Four years have passed since the events of Jurassic Park when John Hammond (Richard Attenborough) reveals to Dr Ian Malcolm (Jeff Goldblum) that the island with which he became a little too familiar was one of two. Site B, the location where the dinosaurs were grown and tested, has fallen into disrepair and, in line with Malcolm's theories, has become its own prehistoric ecosystem. Hammond recruits Malcolm, along with palaeontologist Sarah Harding (Julianne Moore) , to document this new, lost world.

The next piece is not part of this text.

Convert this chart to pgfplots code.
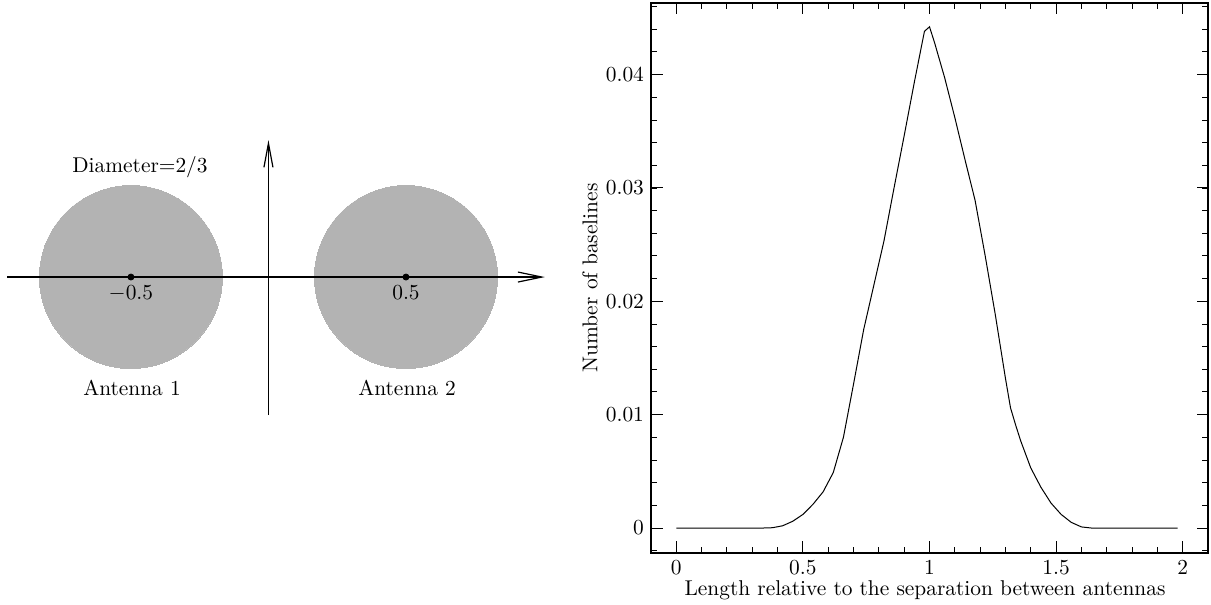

The Lost World is a film that had potential. The dinosaur-human interactions of what is now a 25 year old franchise will never cease to be enjoyable, and this film features some of the franchises best, but while Spielberg's first time around gave us intelligent, capable character who found themselves unwillingly thrust into a terrible situation, The Lost World lacks that, and it shows. Ian Malcolm, a character whose sole motivation is to prove that dinosaurs are dangerous, science is fallible and sometimes we should leave well enough alone, is the last person who would want to return to a dinosaur infested island. And yet here he is, stuttering and stammering his way through analogies of how things will inevitably go wrong, despite happily going along for the ride, Then there's his daughter Kelly (Vanessa Lee Chester), a character so utterly infuriating and totally pointless that people in the film itself wish she wasn't there.
There is but one exception to the rule however, coming in the form of Pete Postlethwaite's Roland Tembo. He's a big game hunter, much like Robert Muldoon, who's leading a party intent on capturing the dinosaurs. Tembo is cool and calculating, a neither villainous nor heroic. He's come to find his next prize, a tyrannosaur. While he never does much, it's quite clear that all the films writing talent was poured into a single character, one who is brought to life by Postlethwaite, and lends the piece some much needed credibility.
Once again however, the dinosaurs are the real stars here. However weak the script, stupid the characters or pointless the film, watching as a family of angry tyrannosaurs quite literally tear apart the cast will never grow old, nor will raptors hunting hapless fodder in long grass. If there's one thing that The Lost World does better than its predecessor, it's the body count. It also ups the horror aspect with a couple of sequences that are arguably better than any on display in Jurassic Park. Seriously, you'll never look at an overgrown field the same way again.

The Lost World could have been a film on par with the first. It could have. Unfortunately it isn't. Poorly written characters, a stupid plot and a third act that's not worth mentioning leave it being a painfully average movie with a handful of tantalisingly excellent scenes.